Of course, there is also the disadvantage that if variable interest rates rise, you will end up losing.

“What’s concerning is how the economy will fare if the Bank of Japan aggressively continues raising rates. There are quite a few market participants who think Japan will fall into a recession.

If the expectation of a recession strengthens, short-term interest rates will remain high while long-term interest rates start to fall. This will create an inverted yield curve where long-term rates are lower than short-term rates. Looking at past examples, this is quite a possible scenario.

After an inverted yield curve occurs, a reduction in the policy interest rate is generally anticipated, and variable interest rates will also fall accordingly. Therefore, refinancing to a fixed rate may not be a good strategy.

In fact, in the US, an inverted yield curve has persisted for about two years. It briefly resolved at the beginning of August but has returned to an inverted state.”

So, one might wonder if people in the US with variable interest rate home loans are facing a greater burden in interest payments compared to those who chose fixed rates.

“In the US, about 90% have fixed rates,” says Matsuoka

“In the US, about 90% have fixed rates. It is only Japan where there are many users of variable interest rates.

By the way, variable interest rate loans are products where financial institutions do not take on the risk. In other words, the borrower takes the risk. With fixed interest rates, financial institutions also take on the risk. For example, ‘Flat 35’ is a loan where the repayment amount remains constant for up to 35 years, and the financial institution absorbs all the risk regardless of how much interest rates rise in the future.

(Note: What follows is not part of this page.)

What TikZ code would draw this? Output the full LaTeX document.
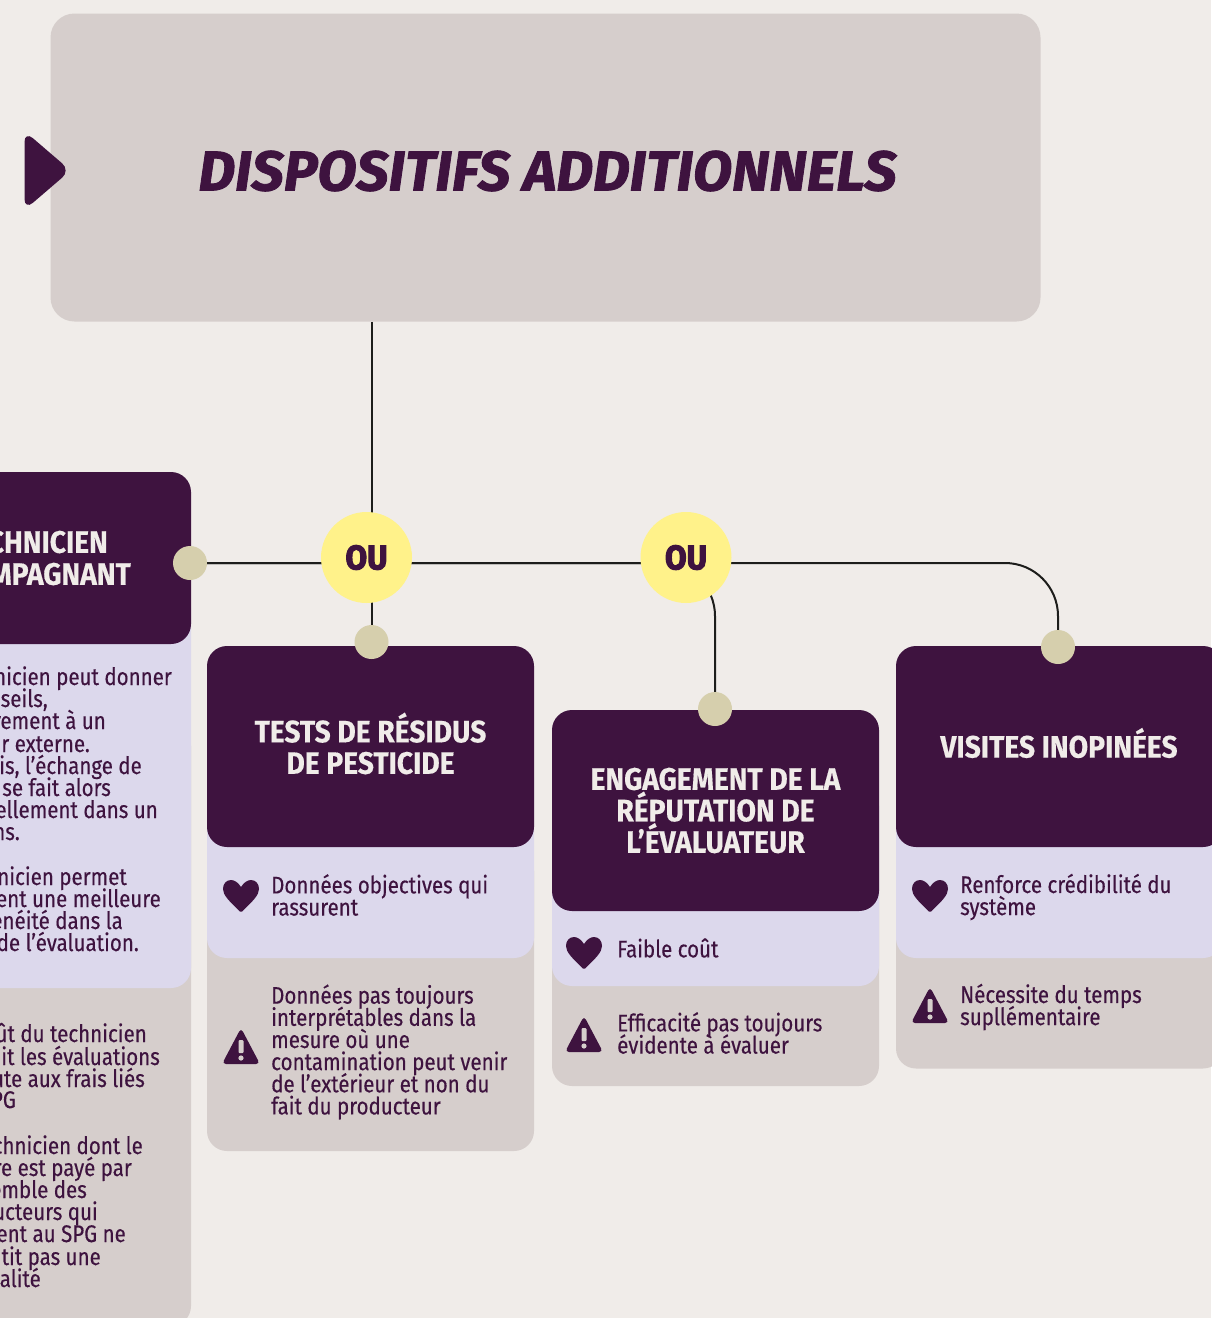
\documentclass[tikz,border=0pt]{standalone}
\usepackage{fontspec}
\setmainfont{Fira Sans}[FakeStretch=0.855,FakeBold=0.35]
\newfontfamily\mytitlefont{Fira Sans}[FakeStretch=1.02,FakeBold=1.5]
\newfontfamily\myheadfont{Fira Sans}[FakeStretch=0.91,FakeBold=0.4]
\newfontfamily\myoufont{Fira Sans}[FakeStretch=0.92,FakeBold=3]
\usetikzlibrary{backgrounds}
\definecolor{mybg}{HTML}{F0ECE9}
\definecolor{myplum}{HTML}{3E133F}
\definecolor{mylav}{HTML}{DCD8EC}
\definecolor{mytaupe}{HTML}{D6CECC}
\definecolor{mysand}{HTML}{D6CFAD}
\definecolor{myyellow}{HTML}{FFF28A}
\definecolor{myline}{HTML}{1D1D1B}
\newcommand{\mytight}{\setlength{\lineskiplimit}{-30pt}}

\begin{document}
\begin{tikzpicture}[x=1pt,y=-1pt]

\tikzstyle{mybox}=[
  rectangle,
  rounded corners=20pt,
  minimum width=327pt,
  inner sep=0pt]

\tikzstyle{mydark}=[mybox, fill=myplum]

\tikzstyle{mylight}=[mybox, fill=mylav]

\tikzstyle{mygrey}=[mybox, fill=mytaupe]

\tikzstyle{myhead}=[
  text=mybg,
  inner sep=0pt,
  align=center,
  font=\fontsize{31}{31.5}\myheadfont\bfseries\mytight]

\tikzstyle{mydot}=[circle, fill=mysand, minimum size=34pt, inner sep=0pt]

\tikzstyle{myou}=[
  circle,
  fill=myyellow,
  text=myplum,
  minimum size=91pt,
  inner sep=0pt,
  font=\fontsize{34}{34}\myoufont\bfseries]

\tikzstyle{mytext}=[
  text=myplum,
  inner sep=0pt,
  align=left,
  font=\fontsize{24}{22.15}\selectfont\mytight]

\tikzstyle{mylink}=[line width=2pt, draw=myline, rounded corners=53pt]

\tikzset{
  myheart/.pic={
    \fill[myplum] (0,-9) .. controls (-3,-14) and (-7,-16) .. (-10,-16)
      .. controls (-15,-16) and (-18,-12) .. (-18,-7)
      .. controls (-18,-1) and (-12,5) .. (-1,15.5)
      -- (1,15.5) .. controls (12,5) and (18,-1) .. (18,-7)
      .. controls (18,-12) and (15,-16) .. (10,-16)
      .. controls (7,-16) and (3,-14) .. (0,-9) -- cycle;
  },
  mywarn/.pic={
    \fill[myplum, rounded corners=4pt] (0,-20) -- (19,16) -- (-19,16) -- cycle;
    \fill[#1, rounded corners=1pt] (-2.5,-8) rectangle (2.5,5);
    \fill[#1] (0,10) circle (2.6);
  }
}

% page
\begin{pgfonlayer}{background}
  \fill[mybg] (0,0) rectangle (1211,1318);
\end{pgfonlayer}
\useasboundingbox (0,0) rectangle (1211,1318);

% define points
\path
  (545.5,167.5) coordinate(R)
  (371.5,642) coordinate(P1)
  (715,709) coordinate(P2)
  (1058,647) coordinate(P3)
  (190,563) coordinate(P0)
  ;

% title
\node[mybox, fill=mytaupe, rounded corners=24pt, minimum width=990pt, minimum height=308pt] (title) at (R) {};
\node[text=myplum, inner sep=0pt, font=\fontsize{56}{56}\mytitlefont\bfseries\itshape]
  (titletext) at (547.5,171) {DISPOSITIFS ADDITIONNELS};
\fill[myplum, rounded corners=11pt] (24.5,131) -- (70.5,170.5) -- (24.5,210) -- cycle;

% left column
\node[mygrey, minimum height=600pt] (G0) at (27.5,1026) {};
\node[mylight, minimum height=400pt] (L0) at (27.5,788) {};
\node[mydark, minimum height=172pt] (T0) at (27.5,558) {};
\node[myhead, anchor=east] (T0a) at (108,542) {CHNICIEN};
\node[myhead, anchor=east] (T0b) at (131,574) {MPAGNANT};

\foreach \x/\y/\t in {
  172/685/{nicien peut donner},
  48/707/{seils,},
  106/729/{rement à un},
  90/752/{r externe.},
  142/774/{ois, l’échange de},
  111/796/{se fait alors},
  158/818/{ellement dans un},
  20/840/{ns.},
  127/885/{nicien permet},
  161/907/{ent une meilleure},
  123/929/{énéité dans la},
  139/951/{de l’évaluation.},
  147/1042/{ût du technicien},
  160/1065/{nit les évaluations},
  145/1087/{ute aux frais liés},
  16/1108/{PG},
  143/1154/{chnicien dont le},
  132/1176/{re est payé par},
  87/1198/{emble des},
  98/1220/{ucteurs qui},
  126/1242/{ent au SPG ne},
  101/1265/{tit pas une},
  41/1287/{alité}}
  \node[mytext, anchor=base east] (F\y) at (\x,\y) {\t};

% first column
\node[mygrey, minimum height=300pt] (G1) at (370.5,1001) {};
\node[mylight, minimum height=200pt] (L1) at (370.5,858) {};
\node[mydark, minimum height=201pt] (T1) at (370.5,746.5) {};
\node[myhead] (H1) at (370.5,743.5) {TESTS DE RÉSIDUS\\DE PESTICIDE};
\pic at (241,896) {myheart};
\node[mytext, anchor=west] (A1) at (271,895) {Données objectives qui\\rassurent};
\pic at (241,1048) {mywarn=mytaupe};
\node[mytext, anchor=west] (B1) at (271,1052) {Données pas toujours\\interprétables dans la\\mesure où une\\contamination peut venir\\de l’extérieur et non du\\fait du producteur};

% second column
\node[mygrey, minimum height=300pt] (G2) at (715.5,936) {};
\node[mylight, minimum height=200pt] (L2) at (715.5,886) {};
\node[mydark, minimum height=201pt] (T2) at (715.5,810.5) {};
\node[myhead] (H2) at (715.5,810.5) {ENGAGEMENT DE LA\\RÉPUTATION DE\\L’ÉVALUATEUR};
\pic at (584,953) {myheart};
\node[mytext, anchor=west] (A2) at (617,948) {Faible coût};
\pic at (584,1036) {mywarn=mytaupe};
\node[mytext, anchor=west] (B2) at (617,1033) {Efficacité pas toujours\\évidente à évaluer};

% third column
\node[mygrey, minimum height=300pt] (G3) at (1059.5,918.5) {};
\node[mylight, minimum height=200pt] (L3) at (1059.5,858) {};
\node[mydark, minimum height=201pt] (T3) at (1059.5,746.5) {};
\node[myhead] (H3) at (1059,743) {VISITES INOPINÉES};
\pic at (930,896) {myheart};
\node[mytext, anchor=west] (A3) at (960,897) {Renforce crédibilité du\\système};
\pic at (930,1007) {mywarn=mytaupe};
\node[mytext, anchor=west] (B3) at (960,1007) {Nécessite du temps\\supllémentaire};

% dots and or
\node[mydot] (D0) at (P0) {};
\node[mydot] (D1) at (P1) {};
\node[mydot] (D2) at (P2) {};
\node[mydot] (D3) at (P3) {};
\node[myou] (O1) at (366.5,557.5) {OU};
\node[myou] (O2) at (686,557.5) {OU};

% draw lines
\begin{pgfonlayer}{background}
  \draw[mylink] (title.south -| D1) -- (D1);
  \draw[mylink] (D0) -| (D2);
  \draw[mylink] (D0) -| (D3);
\end{pgfonlayer}

\end{tikzpicture}
\end{document}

Despite this, the proportion of variable interest rate loans has increased so much in Japan because ultra-low interest rates persisted for a long time, and the view that interest rates will not rise in the future became mainstream without people noticing.

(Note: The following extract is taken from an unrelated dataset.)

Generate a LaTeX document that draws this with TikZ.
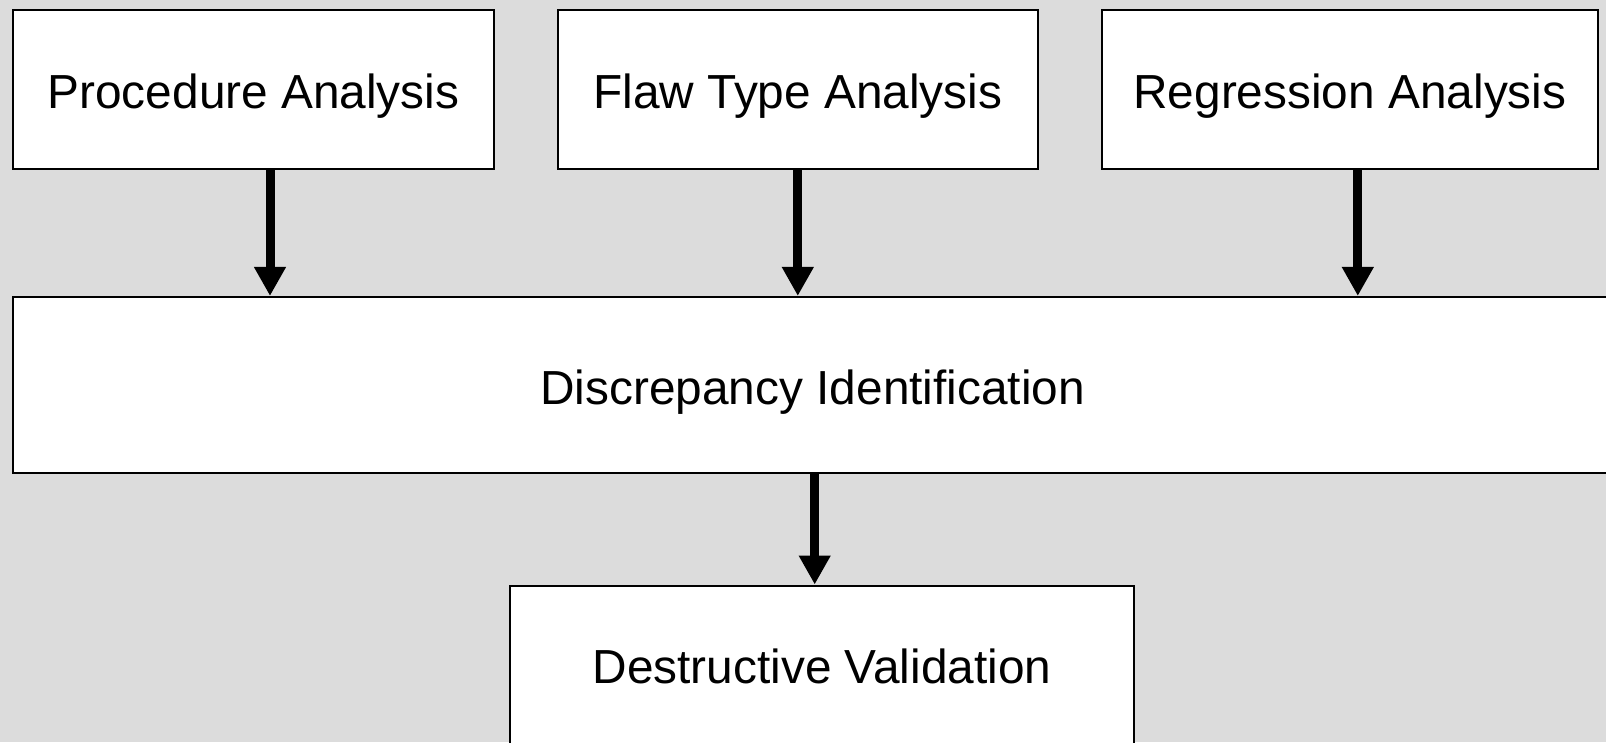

However, interest rates can both rise and fall, and variable interest rates carry significant risk. I think it is only now that this risk is beginning to become apparent.”

The “world of interest rates” is likely to affect the choice between variable and fixed interest rate home loans.

 

“Reduce Risk Rather than Increase Assets!” What’s Needed in an Era of Interest Rates is a “Defensive Stance”.

What about the positive effects of rising interest rates on household finances? Since the Bank of Japan’s rate hike, interest rates on savings and deposits have started to increase.

“If the policy interest rate rises to 1% in the future, there is a significant possibility of a strong yen, which would negatively impact the Japanese economy. In a situation where the future of the economy is uncertain, it might be wiser to focus on protecting assets rather than increasing them.

As a defensive measure to protect assets, I believe individual government bonds are the best option.”

Individual government bonds, which promise “no loss of principal,” include fixed interest types such as “fixed 5 years” and “fixed 3 years,” as well as a variable interest type called “variable 10 years.” Matsuoka recommends the 10-year maturity “variable 10 years.”